◆ Given instruction ◆
In your copy, leave out the pictures; write out all the data exactly.

------------------------------------------------------------------------

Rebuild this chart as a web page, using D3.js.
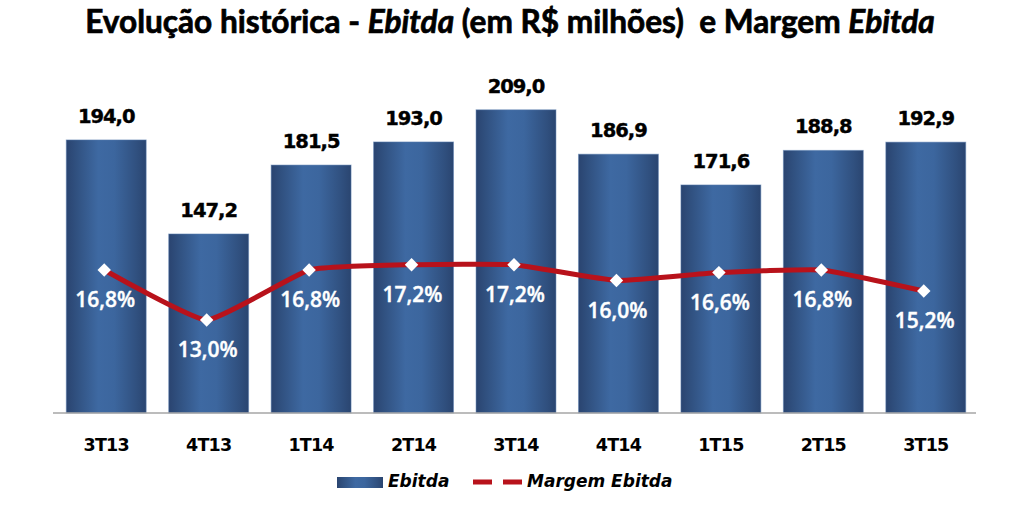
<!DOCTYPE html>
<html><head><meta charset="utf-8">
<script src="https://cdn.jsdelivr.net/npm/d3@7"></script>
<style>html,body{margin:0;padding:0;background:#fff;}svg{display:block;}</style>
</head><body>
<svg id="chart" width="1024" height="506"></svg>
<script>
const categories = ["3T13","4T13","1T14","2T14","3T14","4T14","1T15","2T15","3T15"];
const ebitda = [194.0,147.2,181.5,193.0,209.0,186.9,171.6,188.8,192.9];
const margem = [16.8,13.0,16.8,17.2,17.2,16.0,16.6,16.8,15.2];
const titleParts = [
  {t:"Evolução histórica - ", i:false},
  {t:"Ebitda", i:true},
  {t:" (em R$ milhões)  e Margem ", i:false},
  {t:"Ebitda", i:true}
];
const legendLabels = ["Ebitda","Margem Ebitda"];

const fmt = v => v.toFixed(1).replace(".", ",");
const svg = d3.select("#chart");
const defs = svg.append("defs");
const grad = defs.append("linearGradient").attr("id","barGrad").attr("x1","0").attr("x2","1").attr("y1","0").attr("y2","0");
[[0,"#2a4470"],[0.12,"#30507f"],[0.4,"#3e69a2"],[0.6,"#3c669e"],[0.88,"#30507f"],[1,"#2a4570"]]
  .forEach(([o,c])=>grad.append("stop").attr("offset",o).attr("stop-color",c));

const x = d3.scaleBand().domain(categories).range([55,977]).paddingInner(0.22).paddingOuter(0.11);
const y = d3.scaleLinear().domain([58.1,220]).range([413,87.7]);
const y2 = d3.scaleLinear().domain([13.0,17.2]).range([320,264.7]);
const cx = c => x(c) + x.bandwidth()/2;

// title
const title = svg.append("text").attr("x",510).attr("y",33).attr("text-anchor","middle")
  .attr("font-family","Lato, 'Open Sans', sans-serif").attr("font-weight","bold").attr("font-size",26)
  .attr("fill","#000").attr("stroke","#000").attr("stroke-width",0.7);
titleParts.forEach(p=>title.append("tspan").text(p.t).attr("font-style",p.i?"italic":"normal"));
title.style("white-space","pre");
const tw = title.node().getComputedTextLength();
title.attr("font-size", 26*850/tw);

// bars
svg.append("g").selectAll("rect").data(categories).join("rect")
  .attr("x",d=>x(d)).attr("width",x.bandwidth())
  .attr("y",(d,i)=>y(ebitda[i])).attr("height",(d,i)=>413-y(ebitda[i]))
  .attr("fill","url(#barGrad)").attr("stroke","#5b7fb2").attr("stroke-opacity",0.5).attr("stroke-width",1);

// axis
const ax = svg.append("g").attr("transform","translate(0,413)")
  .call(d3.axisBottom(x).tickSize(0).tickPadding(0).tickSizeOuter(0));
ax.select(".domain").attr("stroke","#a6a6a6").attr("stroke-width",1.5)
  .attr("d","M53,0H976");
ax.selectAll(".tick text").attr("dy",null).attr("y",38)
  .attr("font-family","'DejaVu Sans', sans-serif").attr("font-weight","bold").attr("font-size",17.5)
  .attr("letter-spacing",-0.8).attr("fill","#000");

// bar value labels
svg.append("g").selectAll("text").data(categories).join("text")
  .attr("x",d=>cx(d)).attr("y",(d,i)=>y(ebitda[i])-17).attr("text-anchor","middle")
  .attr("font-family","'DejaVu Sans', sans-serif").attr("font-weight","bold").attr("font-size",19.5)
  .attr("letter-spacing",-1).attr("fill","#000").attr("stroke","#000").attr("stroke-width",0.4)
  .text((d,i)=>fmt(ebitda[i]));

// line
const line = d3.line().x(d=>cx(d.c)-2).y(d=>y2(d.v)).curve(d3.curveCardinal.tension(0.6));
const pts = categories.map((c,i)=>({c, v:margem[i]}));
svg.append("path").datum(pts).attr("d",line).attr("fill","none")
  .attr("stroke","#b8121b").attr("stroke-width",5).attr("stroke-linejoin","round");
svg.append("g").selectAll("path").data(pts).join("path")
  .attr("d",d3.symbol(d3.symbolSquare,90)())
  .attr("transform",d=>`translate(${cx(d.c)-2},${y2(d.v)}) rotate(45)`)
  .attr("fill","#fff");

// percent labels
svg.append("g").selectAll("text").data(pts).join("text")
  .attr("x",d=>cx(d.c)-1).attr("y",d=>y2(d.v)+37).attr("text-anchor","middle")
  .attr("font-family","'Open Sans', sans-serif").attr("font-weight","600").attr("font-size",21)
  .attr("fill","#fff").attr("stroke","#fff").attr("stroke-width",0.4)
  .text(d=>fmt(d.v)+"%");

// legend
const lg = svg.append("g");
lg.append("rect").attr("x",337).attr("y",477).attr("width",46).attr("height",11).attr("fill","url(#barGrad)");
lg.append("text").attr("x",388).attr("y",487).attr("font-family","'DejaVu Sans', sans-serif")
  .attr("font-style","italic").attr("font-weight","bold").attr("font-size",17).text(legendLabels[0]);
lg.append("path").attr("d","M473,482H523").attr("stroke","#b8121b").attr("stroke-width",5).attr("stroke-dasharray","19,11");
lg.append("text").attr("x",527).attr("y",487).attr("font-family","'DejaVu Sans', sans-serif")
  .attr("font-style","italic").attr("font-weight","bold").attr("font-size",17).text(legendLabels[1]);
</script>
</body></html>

------------------------------------------------------------------------

◆ Exercise answer ◆
Rebuild this chart as a web page, using D3.js.
<!DOCTYPE html>
<html><head><meta charset="utf-8">
<script src="https://cdn.jsdelivr.net/npm/d3@7"></script>
<style>html,body{margin:0;padding:0;background:#fff;}svg{display:block;}</style>
</head><body>
<svg id="chart" width="1024" height="506"></svg>
<script>
const categories = ["3T13","4T13","1T14","2T14","3T14","4T14","1T15","2T15","3T15"];
const ebitda = [194.0,147.2,181.5,193.0,209.0,186.9,171.6,188.8,192.9];
const margem = [16.8,13.0,16.8,17.2,17.2,16.0,16.6,16.8,15.2];
const titleParts = [
  {t:"Evolução histórica - ", i:false},
  {t:"Ebitda", i:true},
  {t:" (em R$ milhões)  e Margem ", i:false},
  {t:"Ebitda", i:true}
];
const legendLabels = ["Ebitda","Margem Ebitda"];

const fmt = v => v.toFixed(1).replace(".", ",");
const svg = d3.select("#chart");
const defs = svg.append("defs");
const grad = defs.append("linearGradient").attr("id","barGrad").attr("x1","0").attr("x2","1").attr("y1","0").attr("y2","0");
[[0,"#2a4470"],[0.12,"#30507f"],[0.4,"#3e69a2"],[0.6,"#3c669e"],[0.88,"#30507f"],[1,"#2a4570"]]
  .forEach(([o,c])=>grad.append("stop").attr("offset",o).attr("stop-color",c));

const x = d3.scaleBand().domain(categories).range([55,977]).paddingInner(0.22).paddingOuter(0.11);
const y = d3.scaleLinear().domain([58.1,220]).range([413,87.7]);
const y2 = d3.scaleLinear().domain([13.0,17.2]).range([320,264.7]);
const cx = c => x(c) + x.bandwidth()/2;

// title
const title = svg.append("text").attr("x",510).attr("y",33).attr("text-anchor","middle")
  .attr("font-family","Lato, 'Open Sans', sans-serif").attr("font-weight","bold").attr("font-size",26)
  .attr("fill","#000").attr("stroke","#000").attr("stroke-width",0.7);
titleParts.forEach(p=>title.append("tspan").text(p.t).attr("font-style",p.i?"italic":"normal"));
title.style("white-space","pre");
const tw = title.node().getComputedTextLength();
title.attr("font-size", 26*850/tw);

// bars
svg.append("g").selectAll("rect").data(categories).join("rect")
  .attr("x",d=>x(d)).attr("width",x.bandwidth())
  .attr("y",(d,i)=>y(ebitda[i])).attr("height",(d,i)=>413-y(ebitda[i]))
  .attr("fill","url(#barGrad)").attr("stroke","#5b7fb2").attr("stroke-opacity",0.5).attr("stroke-width",1);

// axis
const ax = svg.append("g").attr("transform","translate(0,413)")
  .call(d3.axisBottom(x).tickSize(0).tickPadding(0).tickSizeOuter(0));
ax.select(".domain").attr("stroke","#a6a6a6").attr("stroke-width",1.5)
  .attr("d","M53,0H976");
ax.selectAll(".tick text").attr("dy",null).attr("y",38)
  .attr("font-family","'DejaVu Sans', sans-serif").attr("font-weight","bold").attr("font-size",17.5)
  .attr("letter-spacing",-0.8).attr("fill","#000");

// bar value labels
svg.append("g").selectAll("text").data(categories).join("text")
  .attr("x",d=>cx(d)).attr("y",(d,i)=>y(ebitda[i])-17).attr("text-anchor","middle")
  .attr("font-family","'DejaVu Sans', sans-serif").attr("font-weight","bold").attr("font-size",19.5)
  .attr("letter-spacing",-1).attr("fill","#000").attr("stroke","#000").attr("stroke-width",0.4)
  .text((d,i)=>fmt(ebitda[i]));

// line
const line = d3.line().x(d=>cx(d.c)-2).y(d=>y2(d.v)).curve(d3.curveCardinal.tension(0.6));
const pts = categories.map((c,i)=>({c, v:margem[i]}));
svg.append("path").datum(pts).attr("d",line).attr("fill","none")
  .attr("stroke","#b8121b").attr("stroke-width",5).attr("stroke-linejoin","round");
svg.append("g").selectAll("path").data(pts).join("path")
  .attr("d",d3.symbol(d3.symbolSquare,90)())
  .attr("transform",d=>`translate(${cx(d.c)-2},${y2(d.v)}) rotate(45)`)
  .attr("fill","#fff");

// percent labels
svg.append("g").selectAll("text").data(pts).join("text")
  .attr("x",d=>cx(d.c)-1).attr("y",d=>y2(d.v)+37).attr("text-anchor","middle")
  .attr("font-family","'Open Sans', sans-serif").attr("font-weight","600").attr("font-size",21)
  .attr("fill","#fff").attr("stroke","#fff").attr("stroke-width",0.4)
  .text(d=>fmt(d.v)+"%");

// legend
const lg = svg.append("g");
lg.append("rect").attr("x",337).attr("y",477).attr("width",46).attr("height",11).attr("fill","url(#barGrad)");
lg.append("text").attr("x",388).attr("y",487).attr("font-family","'DejaVu Sans', sans-serif")
  .attr("font-style","italic").attr("font-weight","bold").attr("font-size",17).text(legendLabels[0]);
lg.append("path").attr("d","M473,482H523").attr("stroke","#b8121b").attr("stroke-width",5).attr("stroke-dasharray","19,11");
lg.append("text").attr("x",527).attr("y",487).attr("font-family","'DejaVu Sans', sans-serif")
  .attr("font-style","italic").attr("font-weight","bold").attr("font-size",17).text(legendLabels[1]);
</script>
</body></html>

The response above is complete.